Pull out every line below that contains the word "matplotlib".

*** Data section

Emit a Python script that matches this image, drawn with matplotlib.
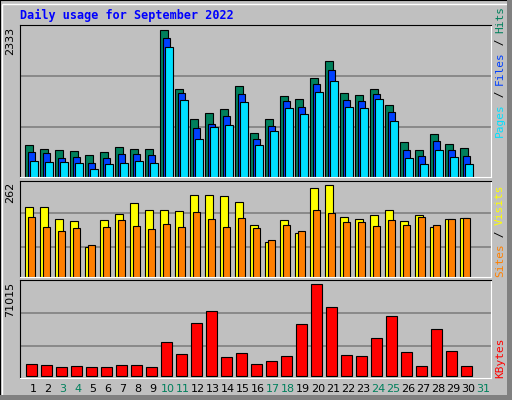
import numpy as np
import matplotlib.pyplot as plt
from matplotlib.patches import Rectangle

days = np.arange(1, 31)
hits = [508, 444, 428, 413, 349, 397, 476, 444, 444, 2333, 1397, 921, 1016, 1079, 1444,
        698, 921, 1286, 1238, 1571, 1841, 1333, 1302, 1397, 1143, 556, 428, 682, 524, 460]
files = [397, 381, 302, 317, 222, 302, 365, 365, 349, 2206, 1333, 778, 841, 968, 1317,
         603, 809, 1206, 1111, 1476, 1698, 1222, 1206, 1317, 1032, 428, 333, 571, 428, 333]
pages = [254, 238, 238, 222, 127, 206, 222, 254, 222, 2063, 1222, 603, 794, 825, 1190,
         508, 730, 1095, 1000, 1349, 1524, 1111, 1095, 1238, 889, 302, 206, 428, 317, 206]
visits = [199, 199, 165, 159, 86, 162, 179, 210, 190, 190, 187, 232, 232, 229, 212,
          148, 100, 162, 125, 252, 262, 171, 165, 176, 190, 159, 176, 143, 165, 168]
sites = [171, 143, 129, 140, 92, 143, 162, 145, 137, 151, 143, 185, 165, 143, 168,
         140, 105, 148, 131, 190, 182, 157, 157, 145, 162, 148, 171, 148, 165, 168]
kbytes = [9300, 8520, 6970, 7750, 6970, 6970, 8520, 8520, 6970, 26080, 16780, 41310, 50600,
          14460, 17560, 9300, 11620, 15490, 40010, 71015, 53180, 16010, 15490, 29180, 46140,
          18590, 7750, 36140, 19110, 7750]
weekend = [3, 4, 10, 11, 17, 18, 24, 25, 31]

W, H = 512, 400
fig = plt.figure(figsize=(W / 100, H / 100), dpi=100)
fig.patch.set_facecolor('#C0C0C0')
# outer bevel
fig.patches.append(Rectangle((0, 0), 1, 1, transform=fig.transFigure, fill=False,
                             edgecolor='black', lw=1.5))
fig.patches.append(Rectangle((2 / W, 2 / H), 1 - 6 / W, 1 - 6 / H, transform=fig.transFigure,
                             fill=False, edgecolor='white', lw=1))
fig.patches.append(Rectangle((0, 0), 1, 5 / H, transform=fig.transFigure,
                             color='#808080', lw=0))
fig.patches.append(Rectangle((1 - 5 / W, 0), 5 / W, 1, transform=fig.transFigure,
                             color='#808080', lw=0))


def panel(top, bottom, ylim, grids):
    ax = fig.add_axes([20 / W, 1 - bottom / H, 471 / W, (bottom - top) / H])
    ax.set_facecolor('#C0C0C0')
    ax.set_xlim(0.133, 31.53)
    ax.set_ylim(*ylim)
    for g in grids:
        ax.axhline(g, color='#808080', lw=1.2, zorder=0)
    ax.set_xticks([])
    ax.set_yticks([])
    ax.spines['top'].set_color('black')
    ax.spines['left'].set_color('black')
    ax.spines['bottom'].set_color('white')
    ax.spines['right'].set_color('white')
    return ax


kw = dict(align='edge', edgecolor='black', linewidth=0.8)

ax1 = panel(25, 177, (0, 2408), [1600, 792])
ax1.bar(days - 0.533, hits, 0.51, color='#00805C', **kw)
ax1.bar(days - 0.353, files, 0.51, color='#0040FF', **kw)
ax1.bar(days - 0.2, pages, 0.51, color='#00E0FF', **kw)

ax2 = panel(181, 277, (0, 272), [180, 86])
ax2.bar(days - 0.533, visits, 0.51, color='#FFFF00', **kw)
ax2.bar(days - 0.353, sites, 0.51, color='#FF8000', **kw)

ax3 = panel(280, 378, (-1550, 74370), [48540, 23500])
ax3.bar(days - 0.467, kbytes, 0.71, color='#FF0000', **kw)

for d in range(1, 32):
    ax3.text(d, -0.06, str(d), transform=ax3.get_xaxis_transform(), ha='center', va='top',
             fontsize=8, color='#00805C' if d in weekend else 'black')

fig.text(20 / W, 1 - 15 / H, 'Daily usage for September 2022', family='DejaVu Sans Mono',
         fontweight='bold', fontsize=8.5, color='#0000FF', va='center')

for val, top in [('2333', 27), ('262', 182), ('71015', 282)]:
    fig.text(10 / W, 1 - top / H, val, rotation=90, fontsize=8, ha='center', va='top',
             family='DejaVu Sans')


def side(parts, bottom):
    y = bottom
    for txt, col in parts:
        t = fig.text(500 / W, 1 - y / H, txt, rotation=90, ha='center', va='bottom',
                     family='DejaVu Sans Mono', fontsize=8, color=col)
        y -= len(txt) * 6.5


side([('Pages', '#00E0FF'), (' / ', 'black'), ('Files', '#0040FF'), (' / ', 'black'),
      ('Hits', '#00805C')], 137)
side([('Sites', '#FF8000'), (' / ', 'black'), ('Visits', '#FFFF00')], 277)
side([('KBytes', '#FF0000')], 378)

fig.savefig('out.png', dpi=100, facecolor=fig.get_facecolor())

******

## [Exercise answer]
Emit a Python script that matches this image, drawn with matplotlib.
import matplotlib.pyplot as plt
from matplotlib.patches import Rectangle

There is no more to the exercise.